Poor Jeanie had listened to her father’s words with emotions we will not attempt to pourtray. Long after every one else had given over her lover for lost—and besides a rumor, now of two years standing, that he had been drowned at sea, there was the fact of his not returning at the appointed time, to silence all skepticism—she had clung to the hope of his being alive, even when her reason forbid the expression of that hope. She had long read her father’s thoughts, nor could she indeed blame them. Their poverty was daily growing more extreme, so that while her parent’s health was declining, he was compelled to deny himself even the few comforts which he had hitherto possessed. These things cut Jeanie to the heart, and yet she saw no remedy for them, except in what seemed to her more terrible than death. Her affection for her lover was only strengthened and purified by his loss. Try as she would, she could not tear his image from her heart. Loving him thus, living or dead, how could she wed another?—how could she take on herself vows her heart refused to fulfil? Day after day, week after week, and month after month, had this struggle been going on in her bosom, betwixt duty to her father and love for him to whom she had plighted her virgin vows. This evening her parent had spoken to her, mildly but seriously on the death of her lover, and Jeanie’s heart was more than ever melted by the self-devotedness with which her gray-haired father had alluded to her want of protection in case of his death, not even saying a word of the want of the common comforts of life which his growing infirmities rendered more necessary than ever, but of which her conduct—oh! how selfish in that moment it seemed to her—deprived him. It was some moments before Jeanie could speak, during which time she lay weeping on her parent’s bosom. At length she murmured,

“Do wi’ me as ye wish, father, I maun resist no longer, sin’ it were wicked. But oh! gie me a little while to prepare, for the heart is rebellious and hard to overcome. I know you do it all for the best—but I maun hae some delay to tear the last thoughts o’ Willie, thoughts which soon wi’ be sinfu’, from my heart”—and overcome by the intensity of her emotions she burst into a new flood of tears. Her father pressed her to his bosom, and murmured,

“Oh! Jeanie, Jeanie, could ye know how this pains my auld heart! But the thought that when I die ye will be left unprotected in the world, is sair within me. Time ye shall hae, darlint—perhaps,” he added after a moment’s pause, “it were better to gie up the scheme altogether. Aye! Jeanie, I will na cross your wishes even in this; but trust in a gude God to protect you when I am gone. Say no more, say no more about it, dear one; but do just as ye will.”
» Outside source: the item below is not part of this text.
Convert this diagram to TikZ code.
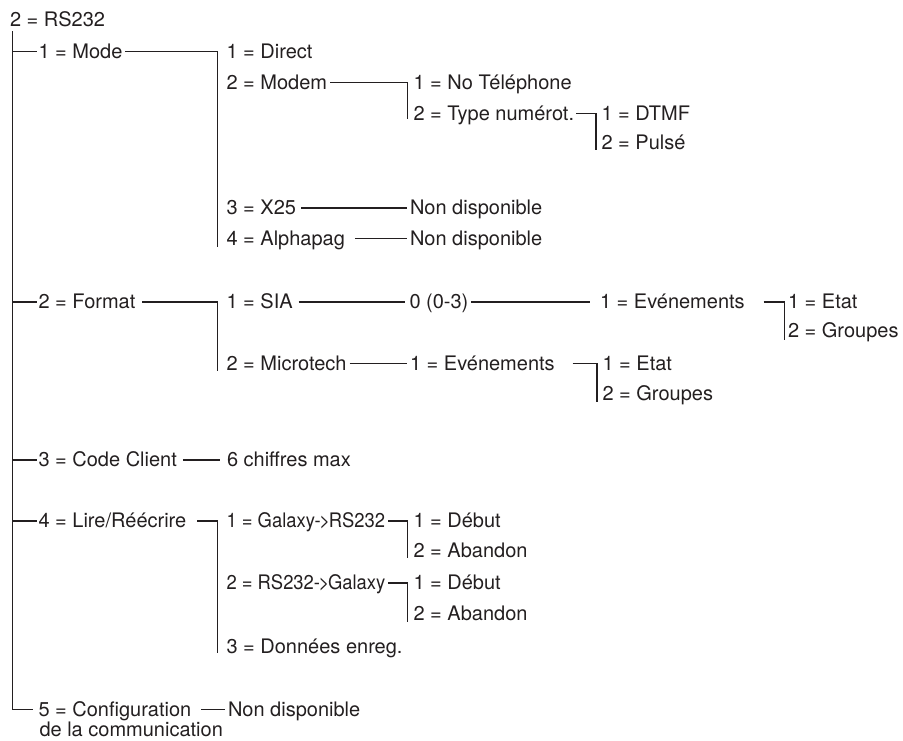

“No, father,” said Jeanie, looking firmly up, while the tears shone through her long eye-lashes like dew on the morning grass, “no, I will be selfish no longer. Your wish shall be fulfilled. Do not oppose me, for indeed, indeed, I act now as I feel right. Gie me only the little delay for which I ask, and then I will do as you say, and—and”—and her voice trembled as she spoke—“then you will no longer be without those little comforts, dear father, which not even all my love has been able to procure for you. Now kiss me, for I maun go in to be by myself for awhile.”
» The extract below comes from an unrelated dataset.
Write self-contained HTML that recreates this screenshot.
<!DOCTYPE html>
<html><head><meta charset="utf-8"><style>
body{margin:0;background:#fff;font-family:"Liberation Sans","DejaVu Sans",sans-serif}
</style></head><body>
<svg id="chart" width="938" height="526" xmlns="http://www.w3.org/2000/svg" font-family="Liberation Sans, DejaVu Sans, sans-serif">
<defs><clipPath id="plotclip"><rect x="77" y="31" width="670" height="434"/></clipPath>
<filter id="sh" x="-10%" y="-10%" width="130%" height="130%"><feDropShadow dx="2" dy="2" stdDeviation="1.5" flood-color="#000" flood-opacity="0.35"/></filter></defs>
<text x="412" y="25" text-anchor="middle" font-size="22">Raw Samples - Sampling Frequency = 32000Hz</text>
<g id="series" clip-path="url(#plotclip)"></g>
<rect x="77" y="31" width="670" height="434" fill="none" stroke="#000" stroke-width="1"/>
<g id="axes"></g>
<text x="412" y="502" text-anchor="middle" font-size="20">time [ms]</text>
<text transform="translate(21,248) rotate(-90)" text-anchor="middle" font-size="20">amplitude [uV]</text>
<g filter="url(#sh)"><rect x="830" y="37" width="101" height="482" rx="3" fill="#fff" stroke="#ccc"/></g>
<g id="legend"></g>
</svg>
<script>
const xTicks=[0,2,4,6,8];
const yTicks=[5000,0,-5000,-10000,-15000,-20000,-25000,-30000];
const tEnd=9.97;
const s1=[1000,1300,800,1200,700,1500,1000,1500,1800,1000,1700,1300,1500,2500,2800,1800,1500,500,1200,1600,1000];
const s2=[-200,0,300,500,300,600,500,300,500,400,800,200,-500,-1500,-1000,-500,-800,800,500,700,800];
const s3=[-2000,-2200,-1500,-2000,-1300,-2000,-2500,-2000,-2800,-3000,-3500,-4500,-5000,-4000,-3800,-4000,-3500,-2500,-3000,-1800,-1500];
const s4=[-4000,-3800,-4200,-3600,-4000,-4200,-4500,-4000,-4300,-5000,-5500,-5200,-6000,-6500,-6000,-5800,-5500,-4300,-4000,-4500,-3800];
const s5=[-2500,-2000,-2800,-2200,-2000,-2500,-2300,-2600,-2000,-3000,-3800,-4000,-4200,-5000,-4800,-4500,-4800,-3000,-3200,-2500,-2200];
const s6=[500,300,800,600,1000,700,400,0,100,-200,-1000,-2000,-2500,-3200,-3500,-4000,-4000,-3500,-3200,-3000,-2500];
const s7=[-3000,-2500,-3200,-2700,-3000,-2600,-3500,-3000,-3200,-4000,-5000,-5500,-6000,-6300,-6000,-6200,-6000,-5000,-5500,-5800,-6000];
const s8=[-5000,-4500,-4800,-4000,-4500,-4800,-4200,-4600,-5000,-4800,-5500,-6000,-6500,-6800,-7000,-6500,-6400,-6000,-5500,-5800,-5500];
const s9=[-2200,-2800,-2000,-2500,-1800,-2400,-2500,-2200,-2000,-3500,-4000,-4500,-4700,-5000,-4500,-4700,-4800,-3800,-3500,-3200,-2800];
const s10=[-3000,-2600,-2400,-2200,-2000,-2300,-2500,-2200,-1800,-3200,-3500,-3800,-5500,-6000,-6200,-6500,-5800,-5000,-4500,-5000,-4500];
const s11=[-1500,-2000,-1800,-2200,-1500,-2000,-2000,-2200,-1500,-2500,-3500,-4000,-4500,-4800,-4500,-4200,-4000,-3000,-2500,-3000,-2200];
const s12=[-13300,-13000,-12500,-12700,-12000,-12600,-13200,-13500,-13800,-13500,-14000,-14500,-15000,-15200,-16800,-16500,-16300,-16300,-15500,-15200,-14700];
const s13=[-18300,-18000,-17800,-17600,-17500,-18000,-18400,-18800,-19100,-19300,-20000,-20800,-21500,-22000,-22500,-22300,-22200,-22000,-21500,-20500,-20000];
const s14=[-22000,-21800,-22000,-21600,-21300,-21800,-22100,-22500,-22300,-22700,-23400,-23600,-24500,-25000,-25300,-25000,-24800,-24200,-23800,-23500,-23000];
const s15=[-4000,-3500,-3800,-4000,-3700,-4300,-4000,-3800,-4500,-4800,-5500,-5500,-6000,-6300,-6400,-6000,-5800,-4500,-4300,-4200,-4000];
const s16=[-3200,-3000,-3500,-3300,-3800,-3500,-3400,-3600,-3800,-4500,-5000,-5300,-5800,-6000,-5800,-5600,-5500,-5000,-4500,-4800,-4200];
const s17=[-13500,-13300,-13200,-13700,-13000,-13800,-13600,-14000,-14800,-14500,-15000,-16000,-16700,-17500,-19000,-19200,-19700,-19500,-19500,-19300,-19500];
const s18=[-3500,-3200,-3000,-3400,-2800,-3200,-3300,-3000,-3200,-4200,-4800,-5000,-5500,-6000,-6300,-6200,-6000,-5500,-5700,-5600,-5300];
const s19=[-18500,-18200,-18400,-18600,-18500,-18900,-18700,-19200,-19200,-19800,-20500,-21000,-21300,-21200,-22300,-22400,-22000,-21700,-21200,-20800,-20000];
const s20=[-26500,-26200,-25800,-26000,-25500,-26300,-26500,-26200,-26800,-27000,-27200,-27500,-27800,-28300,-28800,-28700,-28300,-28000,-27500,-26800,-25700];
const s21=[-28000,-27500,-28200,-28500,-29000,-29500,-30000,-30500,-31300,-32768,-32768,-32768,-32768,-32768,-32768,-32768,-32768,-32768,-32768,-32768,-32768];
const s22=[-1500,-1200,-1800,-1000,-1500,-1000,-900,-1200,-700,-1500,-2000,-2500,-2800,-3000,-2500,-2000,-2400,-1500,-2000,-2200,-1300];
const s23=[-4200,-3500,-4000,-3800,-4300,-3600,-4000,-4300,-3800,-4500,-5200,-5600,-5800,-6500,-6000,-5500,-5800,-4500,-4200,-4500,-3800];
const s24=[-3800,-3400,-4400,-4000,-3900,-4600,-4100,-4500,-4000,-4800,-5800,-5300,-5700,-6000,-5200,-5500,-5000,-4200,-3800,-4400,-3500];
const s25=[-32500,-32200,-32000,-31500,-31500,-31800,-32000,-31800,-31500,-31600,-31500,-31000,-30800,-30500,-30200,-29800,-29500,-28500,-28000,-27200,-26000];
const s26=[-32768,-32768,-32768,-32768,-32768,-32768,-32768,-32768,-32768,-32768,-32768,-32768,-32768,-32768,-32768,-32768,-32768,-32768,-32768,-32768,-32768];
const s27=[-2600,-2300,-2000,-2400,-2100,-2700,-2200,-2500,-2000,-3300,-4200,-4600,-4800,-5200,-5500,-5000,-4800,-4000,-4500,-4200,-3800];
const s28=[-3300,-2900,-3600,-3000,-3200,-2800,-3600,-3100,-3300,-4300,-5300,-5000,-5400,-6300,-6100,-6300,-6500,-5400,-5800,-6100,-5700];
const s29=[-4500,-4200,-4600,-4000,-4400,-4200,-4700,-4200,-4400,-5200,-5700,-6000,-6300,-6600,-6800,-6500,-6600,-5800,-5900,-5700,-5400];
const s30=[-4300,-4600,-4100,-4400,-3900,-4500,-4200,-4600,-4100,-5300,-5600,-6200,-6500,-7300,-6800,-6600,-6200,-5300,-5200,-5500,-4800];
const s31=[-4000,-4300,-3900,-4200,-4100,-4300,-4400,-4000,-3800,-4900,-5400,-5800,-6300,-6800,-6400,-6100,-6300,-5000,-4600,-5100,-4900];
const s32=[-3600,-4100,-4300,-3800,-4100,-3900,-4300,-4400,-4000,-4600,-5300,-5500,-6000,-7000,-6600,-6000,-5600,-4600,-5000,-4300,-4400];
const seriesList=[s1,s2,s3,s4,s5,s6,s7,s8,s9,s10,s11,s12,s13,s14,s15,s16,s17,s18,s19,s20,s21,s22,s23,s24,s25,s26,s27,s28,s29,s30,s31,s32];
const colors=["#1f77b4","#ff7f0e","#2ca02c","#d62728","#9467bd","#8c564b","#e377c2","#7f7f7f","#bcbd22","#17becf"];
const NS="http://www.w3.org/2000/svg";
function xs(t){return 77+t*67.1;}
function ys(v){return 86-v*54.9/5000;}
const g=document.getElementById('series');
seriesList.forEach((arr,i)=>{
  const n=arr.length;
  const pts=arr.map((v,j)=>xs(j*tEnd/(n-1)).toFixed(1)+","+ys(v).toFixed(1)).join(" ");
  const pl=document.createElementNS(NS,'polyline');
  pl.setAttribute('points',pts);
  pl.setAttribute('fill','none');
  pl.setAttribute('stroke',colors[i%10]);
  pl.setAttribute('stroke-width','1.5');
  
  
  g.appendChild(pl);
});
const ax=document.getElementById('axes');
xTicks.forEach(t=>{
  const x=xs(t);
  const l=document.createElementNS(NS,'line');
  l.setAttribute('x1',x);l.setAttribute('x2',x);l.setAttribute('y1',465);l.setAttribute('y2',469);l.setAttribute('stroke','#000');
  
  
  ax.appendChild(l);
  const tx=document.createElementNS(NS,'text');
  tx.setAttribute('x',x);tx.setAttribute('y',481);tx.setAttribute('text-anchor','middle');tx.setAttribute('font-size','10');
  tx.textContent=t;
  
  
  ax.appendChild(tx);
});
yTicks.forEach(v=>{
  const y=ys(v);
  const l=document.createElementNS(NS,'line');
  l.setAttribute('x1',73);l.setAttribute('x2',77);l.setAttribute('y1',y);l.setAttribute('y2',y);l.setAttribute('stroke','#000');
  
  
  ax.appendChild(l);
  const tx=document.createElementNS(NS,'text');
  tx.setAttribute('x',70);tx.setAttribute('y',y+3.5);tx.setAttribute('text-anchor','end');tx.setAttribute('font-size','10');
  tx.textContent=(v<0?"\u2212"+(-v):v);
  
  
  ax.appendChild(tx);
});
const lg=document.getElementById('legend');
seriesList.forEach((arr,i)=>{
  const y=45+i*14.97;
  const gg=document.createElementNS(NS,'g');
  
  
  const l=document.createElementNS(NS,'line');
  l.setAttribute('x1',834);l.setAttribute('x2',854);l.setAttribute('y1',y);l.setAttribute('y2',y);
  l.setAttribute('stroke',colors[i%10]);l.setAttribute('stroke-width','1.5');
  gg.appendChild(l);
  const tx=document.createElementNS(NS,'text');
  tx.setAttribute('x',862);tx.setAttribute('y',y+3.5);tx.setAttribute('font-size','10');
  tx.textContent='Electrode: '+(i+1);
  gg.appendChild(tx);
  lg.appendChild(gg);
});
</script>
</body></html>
“God bless you, my dochter, and may he ever hae you in his keeping,” murmured that gray-haired sire, laying his hands on his child’s head—his dim eyes suffusing with tears as he spoke, “God bless ye forever and ever!”

When that father and daughter rejoined each other, an hour later in the evening, a holy calm pervaded the countenance of each; and the looks which they gave each other were full of confidence, gratitude and overflowing affection. And when the daughter drew forth the old worn Bible, and read a chapter in her silvery voice, while the father followed in a prayer that was at times choked by his emotion, there was not, in all broad Scotland, a sweeter or more soul-subduing sight than that lowly cot presented.